# NEETS!



## IcK (Jan 18, 2005)

hey guys i just got some brand new Neets from Jeff Rapps! what a great looking fish even though the colors arent as good as some would like but the colors they do have are actually really nice. i got two i couldnt afford many more with shipping so he said he would do his best to get me a male and female i think he did a pretty good job. well could anyone tell me more about the personality of this little fiesty thing i know when breeding they are pure terrors but what can i expect to see from them? also how big do they get i have them in a 29 which i know will be suitable but iv read 6 inchs but im expecting more around 4 inchs. they still have alot to go there less than an inch!

-jay


----------



## stuckinthemiddle (Feb 26, 2008)

post some pics!


----------



## Joels fish (Nov 17, 2007)

Cool 8) , but I hear they have incredible conspecific agression. I've been wanting to get some for years now but I was always afraid that they would just kill each other off and I'd have a tank full of dead fish  . keep us updated cause if your successfull with them maybe I'll get brave enough to finally give them a try. :lol:


----------



## IcK (Jan 18, 2005)

hey ill try and post some pictures here in the next couple of days but i can see what your talking about in the specific aggression joels they are from what iv seen so far very aggressive and are not afraid to go after fish 2 or 3 times thier size!


----------



## dogofwar (Apr 5, 2004)

My experience has been that their aggression is over-rated. I have a group of 5 - seemingly 2 pairs and a spare - in a 40g breeder. Lot's of breeding activity, but they're not over the top crazy aggressive.

Their interesting coloration occurs when they breed.

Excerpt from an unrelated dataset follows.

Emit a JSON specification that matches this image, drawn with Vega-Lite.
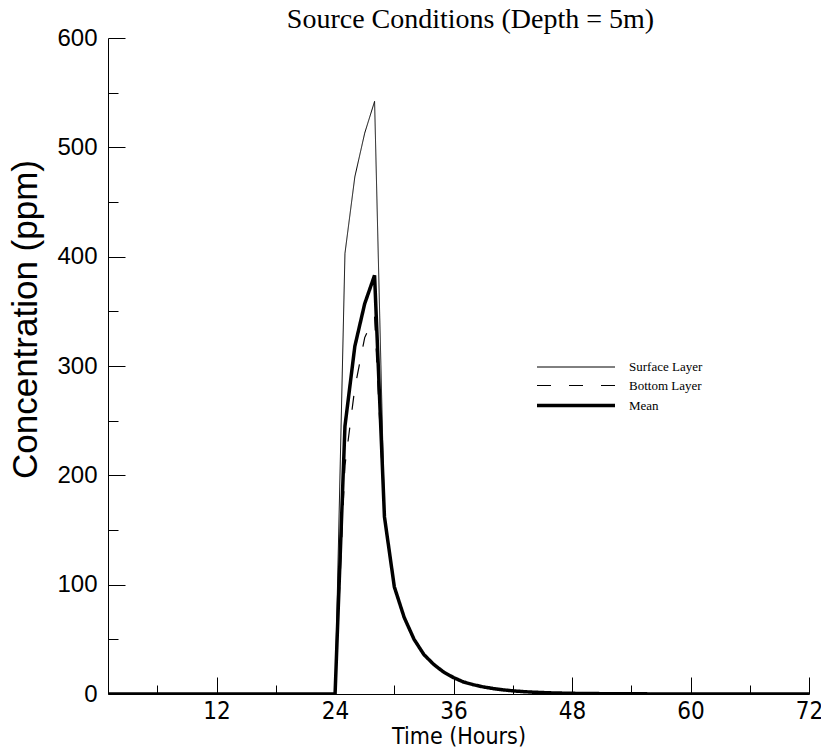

Otherwise they're pretty plain.


----------



## Notrevo (May 2, 2005)

I do not recall just outright belligerence between the two that I had years ago nor with the set I had most recently (alas, one has passed on) but they do hold their own against much larger fish (provided they do not fit in the larger fishes mouth) using guerilla tactics. I will post a picture once I download it to try and illustrate the size differences I refer to. The one I do have left however seems to really not care for the Convicts or the Texas and tries to engage them in battle at any opportunity. The Neet is the second smallest fish in the tank...only one of the convicts is smaller but only just. They are outgoing, inquisitive and not afraid to stand up for themselves. The colours will tend to bea bit drab at times but as you can imagine they will brighten during times of conflict, breeding, or when they are just feeling very confident. I'll try to post the picture today.


----------



## Notrevo (May 2, 2005)

Please forgive the picture quality...the pictures are for illustration purposes to give an idea of the size of the tank mates of my Neet.

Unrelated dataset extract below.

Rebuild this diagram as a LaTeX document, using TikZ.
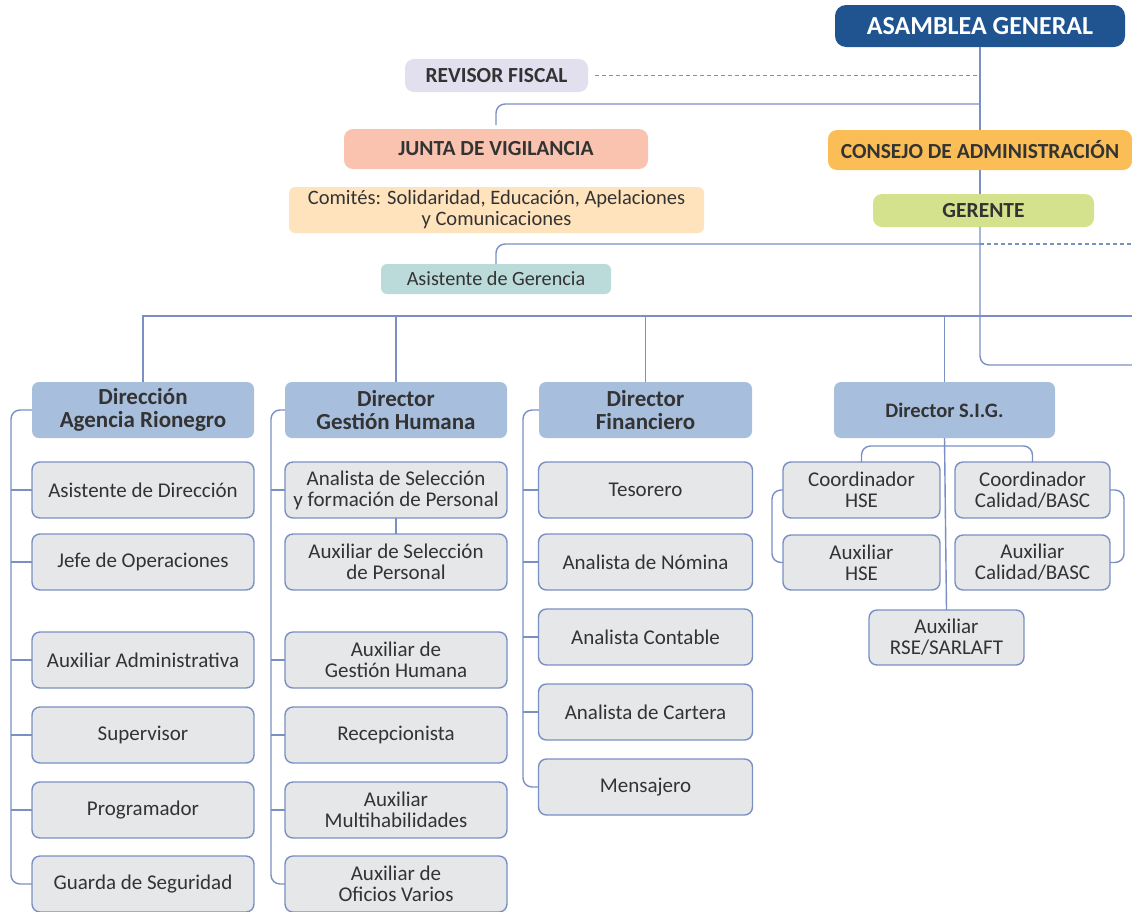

Neet left, Festae above, smallest Red Devil right

...and










Labiatum left, Neet middle, back end of larger Red Devil...

I really am pitiful with the pictures.


----------



## IcK (Jan 18, 2005)

wow i can really see the difference in size how big is yours?


----------



## Notrevo (May 2, 2005)

IcK said:


> wow i can really see the difference in size how big is yours?


My Neet is around 3"...small Convict is about 2" and the larger convict is bit larger than the Neet at about 3.5" but higher visibly from belly to dorsal. Everything after that is larger to MUCH larger but no worries for the Neet


----------



## lostnight (Jun 3, 2006)

I also got some Neets from TUIC a month or so ago, they are in a 30 long with some New Guinea Rainbowfish. I also have 2 much older wild caught Neets in a couple of my other aquariums, they don't seem to be compatible with each other.

Here are the new ones 









There is actually 8 of them in there, but it's hard to get a group shot, they are so active. I ordered 8, but Jeff must have accidently given me 9. I didn't even realize this for a while. I moved the 8 Neets out of another growout tank they were sharing with some younger Convict fry. The next day when I was feeding the Convicts, a lone Neet came out to feed, suprised me. I walked over to the 30 long and counted 8 Neets. Looks like I got the bonus plan. 8)


----------



## IcK (Jan 18, 2005)

haha man your lucky i didnt have enough money for that many so ill have to pray for a pair just from the two


----------



## lostnight (Jun 3, 2006)

Well, I got lucky this time. About a year and a half ago I ordered 4 wild caught Neets, but decided to experiment with UPS Ground shipping. They were all breathing hard when they arrived. 3 of the 4 died within 3 hours of releasing them. One survived and is doing fine. 6 months later I ordered 4 more UPS Next Day Air. They all made it ok, but over time the established one killed 3 of the 4, and would have killed the other one if I didn't move him. So thats 2 of 8 Neets surviving in different aquariums with no hopes of them being a compatible pair. Oh yeah, the established one also killed my male Cutteri that was part of a breeding pair. He is in a 40 with a pair of breeding convicts, he is having a much tougher time trying to destroy that pair bond.

The other Neet is a little mellower, and is in with a breeding pair of Cutteris. The female was the other half of the pair that had the male killed by the other Neet. This Neet is not screwing with the Cutteris as much, but he has eaten some of their fry here and there.


----------



## IcK (Jan 18, 2005)

yea i was really worried about shipping fish i had never done it before and i didnt know what to expect because i would have hated to send a dead fish back. especially when shipping is so expensive


----------